Descent from Charleston Peak to the Burn Area: From Charleston Peak Summit, begin descending, staying more to the edge of the South ridge of Kyle Canyon vs. taking the main South Loop trail. Why? This stretch offers a much better view than the South Loop Trail below while avoiding a large descent and re-ascent. In addition, the hard rock basalt surface is much firmer and easier to navigate. You’ll reach the 1955 CIA C-54 Military Air Transport Service plane crash site, then continue along the top of the Kyle Canyon South ridge until you see a trail angling off to the right to connect with the South Loop Trail just a few feet below it’s high saddle and the beginning of the burn area.
Through the Burn Area to the Griffith Peak Trail Junction: Now, with Griffith Peak in view ahead, you’ll descend through the 2013 burn area where an entire ancient bristlecone pine forest was destroyed by fire. The charred hulks of the ancient trees have a beauty of their own, but imagine what was lost in that burn, not to be fully restored in the next thousand years! Full restoration is at least 2-3 thousand years off. During this stretch on this day we could hear the snow melting and snow and ice falling from the trees. The magical ice crystal coating was rapidly disappearing.
The trail descends to a low point in about 2 miles, then ascends another mile or so to the Griffith Peak Trail Junction. After so much descent the brief 1-mile incline feels like climbing Mt. Everest!
Griffith Peak Trail Junction to the South Climb Trailhead: The South Loop Trail now rapidly descends through a series of fairly steep switchbacks to the canyon base about 3 miles ahead. This section of trail offers 4 amazing viewpoints along the way.
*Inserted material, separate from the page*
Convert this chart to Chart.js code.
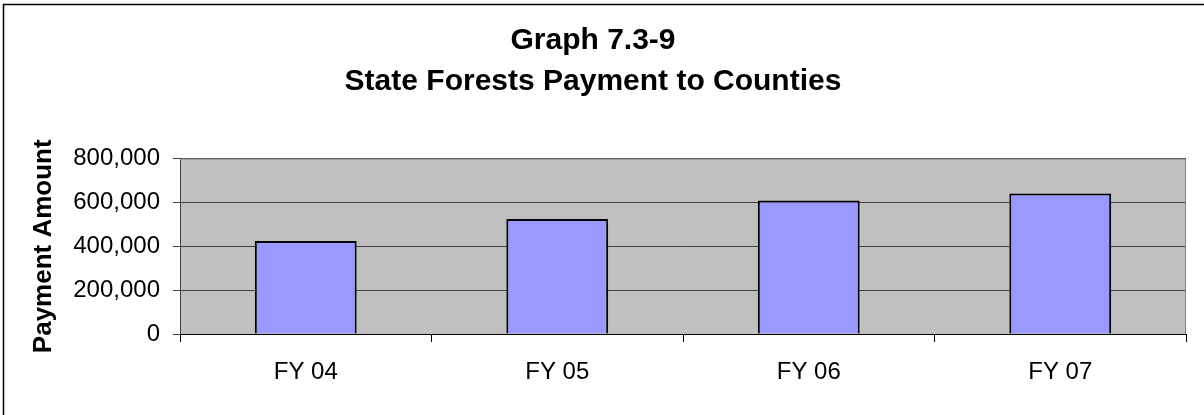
<!DOCTYPE html>
<html>
<head>
<meta charset="utf-8">
<script src="https://cdn.jsdelivr.net/npm/chart.js@4.4.0/dist/chart.umd.min.js"></script>
<style>
  body { margin: 0; background: #fff; }
  canvas { display: block; }
</style>
</head>
<body>
<canvas id="barChart" width="1204" height="415"></canvas>
<script>
// Data
const categories = ["FY 04", "FY 05", "FY 06", "FY 07"];
const payments = [424000, 524000, 608000, 640000];
const titleLines = ["Graph 7.3-9", "State Forests Payment to Counties"];
const yTitle = "Payment Amount";

const FONT = "'Liberation Sans', Arial, sans-serif";

// plot background + outer frame
const framePlugin = {
    id: "frame",
    beforeDraw(chart) {
        const { ctx, chartArea: a } = chart;
        ctx.save();
        ctx.fillStyle = "#fff";
        ctx.fillRect(0, 0, chart.width, chart.height);
        ctx.fillStyle = "#C0C0C0";
        ctx.fillRect(a.left, a.top, a.right - a.left, a.bottom - a.top);
        ctx.restore();
    },
    afterDraw(chart) {
        const { ctx, chartArea: a } = chart;
        ctx.save();
        ctx.strokeStyle = "#808080";
        ctx.lineWidth = 1;
        ctx.beginPath();
        ctx.moveTo(a.left, a.top + 0.5);
        ctx.lineTo(a.right - 0.5, a.top + 0.5);
        ctx.lineTo(a.right - 0.5, a.bottom);
        ctx.stroke();
        ctx.strokeStyle = "#000";
        ctx.lineWidth = 1.5;
        ctx.strokeRect(3.5, 4.5, chart.width + 10, chart.height + 10);
        ctx.restore();
    }
};

new Chart(document.getElementById("barChart").getContext("2d"), {
    type: "bar",
    data: {
        labels: categories,
        datasets: [{
            data: payments,
            backgroundColor: "#9999FF",
            borderColor: "#000",
            borderWidth: 2,
            barPercentage: 0.405,
            categoryPercentage: 1.0,
        }],
    },
    options: {
        responsive: false,
        animation: false,
        layout: { padding: { left: 0, right: 18, top: 0, bottom: 0 } },
        plugins: {
            legend: { display: false },
            tooltip: { enabled: false },
            title: {
                display: true,
                text: titleLines,
                color: "#000",
                font: { family: FONT, size: 30, weight: "bold", lineHeight: 41 / 30 },
                padding: { top: 20.5, bottom: 56 },
            },
        },
        scales: {
            x: {
                afterFit(scale) { scale.height = 81; },
                grid: {
                    offset: true,
                    drawOnChartArea: false,
                    drawTicks: true,
                    tickLength: 8,
                    tickColor: "#000",
                },
                border: { color: "#000", width: 1 },
                ticks: {
                    color: "#000",
                    padding: 16,
                    font: { family: FONT, size: 24 },
                },
            },
            y: {
                min: 0,
                max: 800000,
                afterFit(scale) { scale.width = 180; },
                grid: {
                    color: "#404040",
                    tickColor: "#404040",
                    tickLength: 7,
                },
                border: { color: "#404040", width: 1 },
                ticks: {
                    stepSize: 200000,
                    color: "#000",
                    padding: 13,
                    font: { family: FONT, size: 24 },
                    callback: (v) => v.toLocaleString("en-US"),
                },
                title: {
                    display: true,
                    text: yTitle,
                    color: "#000",
                    font: { family: FONT, size: 26, weight: "bold" },
                    padding: { top: 28.4, bottom: 0 },
                },
            },
        },
    },
    plugins: [framePlugin],
});
</script>
</body>
</html>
The forest gradually changes from Bristlecone Pine to Pinyon Pine below the final viewpoint and steeper switchback descent to cross the base of the canyon before continuing down a steep flight of huge steps to the final mile which begins at the base of the steps. The trees quickly change to Ash, which become a brilliant yellow, then orange in the Fall. The final mile continues along the canyon and through the Ash forest to the South Climb/Cathedral Rock Trailhead parking area.